The Migros Magazine website was completely revised in summer 2017. The user is now at the center of the website. It can be personalized; users can follow individual authors or topics, and they can submit their own articles, which appear on the same level as the editorial team and can also be printed in the print edition. In 2017, the website (German/French) achieved an annual average of approximately 546,000 visits, 282,000 unique clients, and approximately 2.5 million page impressions according to Net-Metrix figures. Responsible for this was the then online department head Reto Vogt.

The column by Bänz Friedli, which had appeared since 2005, was discontinued at the end of November 2019. Migros also terminated its membership in the Swiss Media Association at the end of 2019.

At the beginning of 2024, the magazine was placed within the marketing communication department of Migros Supermarket AG. Since 26 February 2024, the magazine has appeared in a new layout. Editor-in-chief Franz Ermel left Migros at the end of June 2024, and Sabine Eva Wittwer became his successor.

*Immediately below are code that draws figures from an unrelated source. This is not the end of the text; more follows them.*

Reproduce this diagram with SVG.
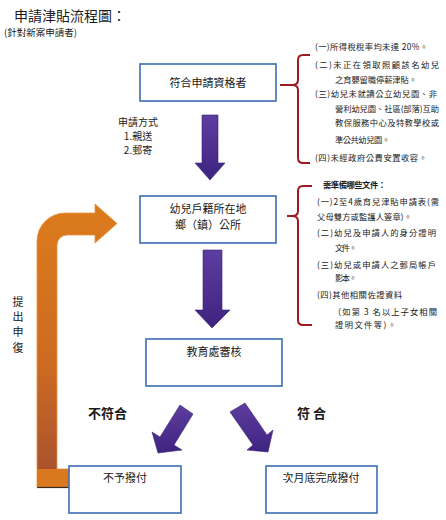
<svg xmlns="http://www.w3.org/2000/svg" width="446" height="520" viewBox="0 0 446 520">
<style>
text{font-family:"Noto Sans CJK TC","Noto Sans CJK SC",sans-serif;fill:#1a1a1a}
.box{fill:#fff;stroke:#3D6DB5;stroke-width:1.6}
.lbl{font-size:11px;text-anchor:middle}
.note{font-size:8.3px}
.brace{fill:none;stroke:#9E1B22;stroke-width:2;stroke-linejoin:round}
.pur{fill:url(#pg);stroke:#3A2473;stroke-width:0.6}
.m{font-size:10px;text-anchor:middle}
</style>
<defs>
<linearGradient id="pg" x1="0" y1="0" x2="0" y2="1">
<stop offset="0" stop-color="#5E3DA0"/>
<stop offset="1" stop-color="#3E2380"/>
</linearGradient>
<linearGradient id="og" gradientUnits="userSpaceOnUse" x1="0" y1="213" x2="0" y2="469">
<stop offset="0" stop-color="#DB7A1C"/>
<stop offset="0.6" stop-color="#CC6A22"/>
<stop offset="1" stop-color="#AA532E"/>
</linearGradient>
</defs>
<rect width="446" height="520" fill="#fff"/>

<g id="title">
<text x="14" y="21" font-size="14">申請津貼流程圖：</text>
<text x="4" y="36" font-size="9.5">(針對新案申請者)</text>
</g>

<g id="connectors">
<path class="pur" d="M202,115 H218 V163 H225 L210,180 L195,163 H202 Z"/>
<path class="pur" d="M203,250 H222 V310 H230 L212,328 L195,310 H203 Z"/>
<path class="pur" d="M180,405 L193,414 L174,445 L182,450 L158,453 L152,432 L160,437 Z"/>
<path class="pur" d="M245,403 L230,412 L253,445 L247,450 L268,452 L273,430 L267,435 Z"/>
<path d="M37,487 V241 A28,28 0 0 1 65,213 H95 V204 L117,223.5 L95,243 V235 H67 A10,10 0 0 0 57,245 V469 H69 V487 Z" fill="url(#og)" stroke="#E8953F" stroke-width="0.8"/>
<rect x="37" y="469" width="32" height="18" fill="#D9781F"/>
<line x1="37" y1="487.5" x2="69" y2="487.5" stroke="#3a2a20" stroke-width="1.2"/>
<path class="brace" d="M310,55 H303 Q298,55 298,60 V80 Q298,85 292,85 H280 M292,85 Q298,85 298,90 V158 Q298,163 303,163 H310"/>
<path class="brace" d="M312,186 H303 Q298,186 298,191 V211 Q298,216 292,216 H287 M292,216 Q298,216 298,221 V320 Q298,325 303,325 H312"/>
</g>

<g id="n1">
<rect class="box" x="140" y="64" width="136" height="37"/>
<text class="lbl" x="208" y="87">符合申請資格者</text>
</g>
<g id="method">
<text class="m" x="138" y="126">申請方式</text>
<text class="m" x="138" y="140">1.親送</text>
<text class="m" x="138" y="154">2.郵寄</text>
</g>
<g id="n2">
<rect class="box" x="140" y="196" width="136" height="47"/>
<text class="lbl" x="208" y="213">幼兒戶籍所在地</text>
<text class="lbl" x="208" y="229">鄉（鎮）公所</text>
</g>
<g id="n3">
<rect class="box" x="146" y="339" width="136" height="47"/>
<text class="lbl" x="214" y="356">教育處審核</text>
</g>
<g id="n4">
<rect class="box" x="69" y="466" width="112" height="47"/>
<text class="lbl" x="125" y="482">不予撥付</text>
</g>
<g id="n5">
<rect class="box" x="266" y="466" width="111" height="47"/>
<text class="lbl" x="321" y="482">次月底完成撥付</text>
</g>
<g id="labels">
<text x="88" y="418" font-size="13" font-weight="bold">不符合</text>
<text x="297" y="418" font-size="13" font-weight="bold">符 合</text>
<text x="18" y="306" font-size="11" text-anchor="middle">提</text>
<text x="18" y="321" font-size="11" text-anchor="middle">出</text>
<text x="18" y="336" font-size="11" text-anchor="middle">申</text>
<text x="18" y="352" font-size="11" text-anchor="middle">復</text>
</g>
<g id="conditions">
<text class="note" x="315" y="50" textLength="113">(一)所得稅稅率均未達 20%。</text>
<text class="note" x="315" y="68" textLength="124">(二)未正在領取照顧該名幼兒</text>
<text class="note" x="335" y="83" textLength="82">之育嬰留職停薪津貼。</text>
<text class="note" x="315" y="97" textLength="122">(三)幼兒未就讀公立幼兒園、非</text>
<text class="note" x="335" y="112" textLength="104">營利幼兒園、社區(部落)互助</text>
<text class="note" x="335" y="126" textLength="104">教保服務中心及特教學校或</text>
<text class="note" x="335" y="143" textLength="55">準公共幼兒園。</text>
<text class="note" x="315" y="161" textLength="112">(四)未經政府公費安置收容。</text>
</g>
<g id="documents">
<text class="note" x="323" y="188" font-weight="bold" textLength="63">需準備哪些文件：</text>
<text class="note" x="317" y="205" textLength="122">(一)2至4歲育兒津貼申請表(需</text>
<text class="note" x="317" y="220" textLength="95">父母雙方或監護人簽章)。</text>
<text class="note" x="317" y="236" textLength="119">(二)幼兒及申請人的身分證明</text>
<text class="note" x="335" y="251" textLength="22">文件。</text>
<text class="note" x="317" y="268" textLength="119">(三)幼兒或申請人之郵局帳戶</text>
<text class="note" x="335" y="281" textLength="22">影本。</text>
<text class="note" x="317" y="298" textLength="85">(四)其他相關佐證資料</text>
<text class="note" x="333" y="315" textLength="104">（如第 3 名以上子女相關</text>
<text class="note" x="335" y="328" textLength="61">證明文件等)。</text>
</g>
</svg>
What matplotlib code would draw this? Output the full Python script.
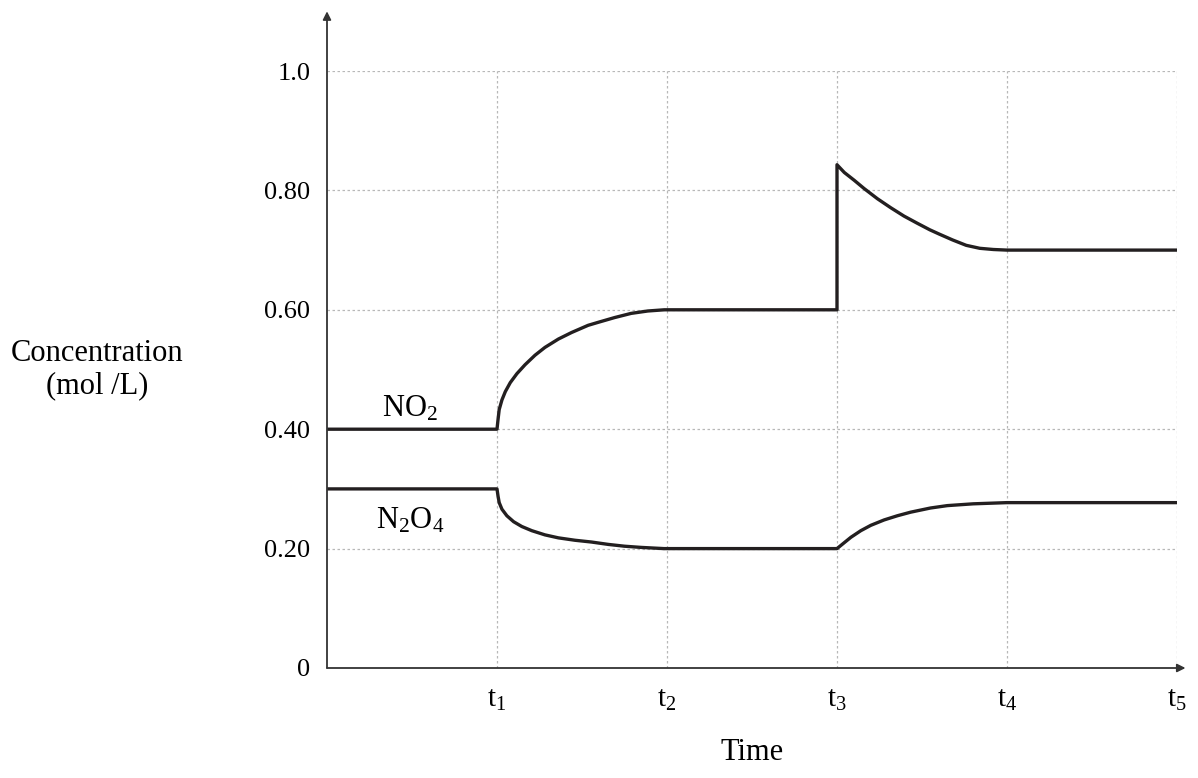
import matplotlib.pyplot as plt

plt.rcParams['font.family'] = ['Liberation Serif', 'DejaVu Serif']
plt.rcParams['mathtext.fontset'] = 'custom'
plt.rcParams['mathtext.rm'] = 'Liberation Serif'
plt.rcParams['mathtext.it'] = 'Liberation Serif'

# time in units of t1..t5, concentration in mol/L
no2_t = [0, 1.0, 1.006, 1.013, 1.029, 1.049, 1.078, 1.117, 1.165, 1.224, 1.282,
         1.361, 1.439, 1.536, 1.595, 1.692, 1.789, 1.887, 1.984, 2.0,
         3.0, 3.0, 3.043, 3.101, 3.160, 3.238, 3.316, 3.394, 3.472, 3.546,
         3.60, 3.68, 3.76, 3.84, 3.92, 4.0, 5.0]
no2_c = [0.40, 0.40, 0.416, 0.433, 0.449, 0.463, 0.478, 0.493, 0.508, 0.524, 0.537,
         0.551, 0.562, 0.574, 0.579, 0.587, 0.594, 0.598, 0.600, 0.600,
         0.600, 0.843, 0.830, 0.817, 0.803, 0.786, 0.771, 0.757, 0.745, 0.734,
         0.727, 0.717, 0.708, 0.703, 0.701, 0.700, 0.700]

n2o4_t = [0, 1.0, 1.006, 1.013, 1.029, 1.058, 1.098, 1.146, 1.205, 1.282, 1.361,
          1.458, 1.556, 1.655, 1.75, 1.848, 1.982, 2.0,
          3.0, 3.043, 3.082, 3.140, 3.199, 3.277, 3.355, 3.433, 3.550, 3.649,
          3.801, 4.0, 5.0]
n2o4_c = [0.30, 0.30, 0.288, 0.277, 0.266, 0.255, 0.245, 0.237, 0.230, 0.223, 0.218,
          0.214, 0.211, 0.207, 0.204, 0.202, 0.200, 0.200,
          0.200, 0.210, 0.219, 0.230, 0.239, 0.248, 0.255, 0.261, 0.268, 0.272,
          0.275, 0.277, 0.277]

y_ticks = [0, 0.2, 0.4, 0.6, 0.8, 1.0]
y_labels = ['0', '0.20', '0.40', '0.60', '0.80', '1.0']
x_ticks = [1, 2, 3, 4, 5]
x_labels = ['t$_1$', 't$_2$', 't$_3$', 't$_4$', 't$_5$']

fig = plt.figure(figsize=(11.98, 7.78), dpi=100)
ax = fig.add_axes([327/1198, 1 - 668/778, 850/1198, 597/778])

ax.set_xlim(0, 5)
ax.set_ylim(0, 1.0)

# dotted grid
for yv in y_ticks[1:]:
    ax.plot([0, 5], [yv, yv], color='#b8b8b8', lw=0.9, ls=(0, (2, 2)), zorder=1)
for xv in x_ticks:
    ax.plot([xv, xv], [0, 1.0], color='#b8b8b8', lw=0.9, ls=(0, (2, 2)), zorder=1)

ax.plot(no2_t, no2_c, color='#231f20', lw=2.4, zorder=3,
        solid_joinstyle='round', solid_capstyle='butt')
ax.plot(n2o4_t, n2o4_c, color='#231f20', lw=2.4, zorder=3,
        solid_joinstyle='round', solid_capstyle='butt')

ax.text(0.49, 0.41, 'NO$_2$', fontsize=22, ha='center', va='bottom')
ax.text(0.49, 0.272, 'N$_2$O$_4$', fontsize=22, ha='center', va='top')

for s in ax.spines.values():
    s.set_visible(False)

# axes with arrows
axis_col = '#333333'
ax.annotate('', xy=(0, 1.1), xytext=(0, 0), xycoords='data',
            arrowprops=dict(arrowstyle='-|>', color=axis_col, lw=1.3,
                            mutation_scale=12, shrinkA=0, shrinkB=0),
            annotation_clip=False)
ax.annotate('', xy=(5.05, 0), xytext=(0, 0), xycoords='data',
            arrowprops=dict(arrowstyle='-|>', color=axis_col, lw=1.3,
                            mutation_scale=12, shrinkA=0, shrinkB=0),
            annotation_clip=False)

ax.set_yticks(y_ticks)
ax.set_yticklabels(y_labels, fontsize=19)
ax.set_xticks(x_ticks)
ax.set_xticklabels(x_labels, fontsize=21)
ax.tick_params(length=0, pad=12)
ax.tick_params(axis='x', pad=14)

ax.set_xlabel('Time', fontsize=22, labelpad=18)
ax.set_ylabel('Concentration\n(mol /L)', fontsize=22, rotation=0,
              ha='center', va='center', labelpad=0, linespacing=1.15)
ax.yaxis.set_label_coords(-0.27, 0.5)

fig.savefig('out.png', dpi=100)
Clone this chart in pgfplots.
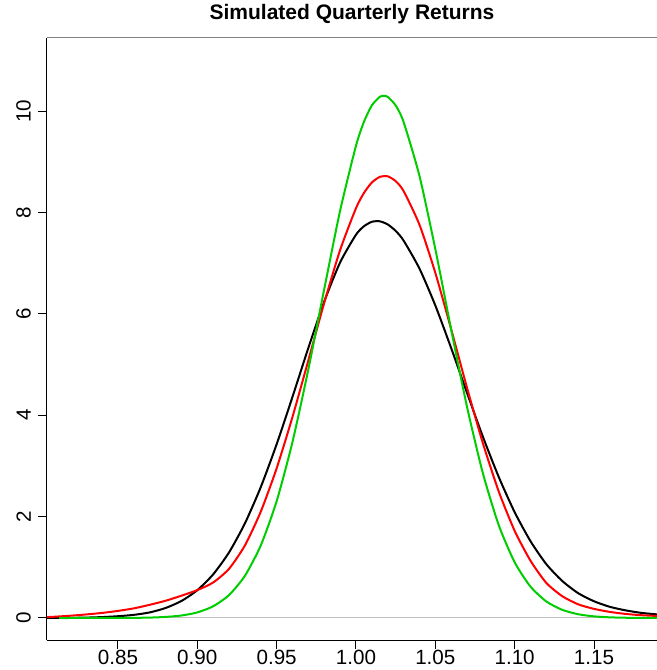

===Editions in other languages ===
In French-speaking Switzerland, the weekly Migros newspaper was first published in French under the title Pionnier Migros, then as Construire, until it was renamed Migros Magazine in 2004 in analogy to the German-language edition. It reaches a WEMF-certified edition of 504,700 (previous year 507,257) copies, and a reach of 660,000 (previous year 662,000) readers (WEMF MACH Basic 2018-II). The Migros Cooperative of the Canton of Ticino publishes an Italian- language weekly called Azione; this was not renamed. It reaches a WEMF-certified circulation of 101,634 (previous year 102,022) copies.

==Bibliography==
- Beat Grossrieder: "Strong Sense of 'We' for Difficult Times. The 'Brückenbauer' Between Customer Loyalty and Crisis Management", in: Katja Girschik, Albrecht Ritschl, Thomas Welskopp (eds.): Der Migros-Kosmos. Zur Geschichte eines aussergewöhnlichen Schweizer Unternehmens (The Migros Cosmos. The story of an exceptional Swiss company) hier+jetzt, Baden 2003, ISBN 3-906419-64-9, pp. 203–219.